SysGenPro positions ERP training within implementation lifecycle management: aligned to deployment orchestration, role-based process design, cloud migration governance, and operational readiness. In this model, training becomes a control mechanism for data quality, billing integrity, and connected enterprise operations.
The operational problem: inaccurate billing is usually an adoption and process issue
Professional services firms rarely lose billing accuracy because the ERP platform lacks capability. More often, the breakdown occurs between process design and user execution. Consultants enter time against the wrong task structure, project managers approve incomplete timesheets, finance teams apply inconsistent billing rules, and resource managers maintain shadow planning files outside the ERP. The result is fragmented operational intelligence and delayed revenue capture.
These issues intensify during ERP modernization.
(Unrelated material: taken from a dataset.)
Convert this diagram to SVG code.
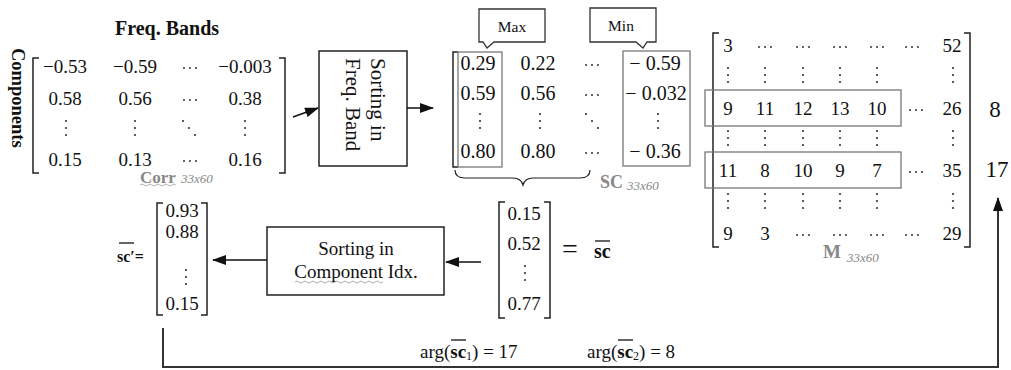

A cloud ERP migration may standardize project structures, automate billing schedules, and centralize reporting, but if users are not trained on the new operating model, the organization simply migrates inconsistency into a more visible platform. Training must therefore reinforce business process harmonization, not just software usage.
For implementation leaders, the key insight is that training quality directly affects forecast accuracy, utilization reporting, project margin analysis, and auditability. In professional services, adoption failure is not a soft issue. It is a financial control issue.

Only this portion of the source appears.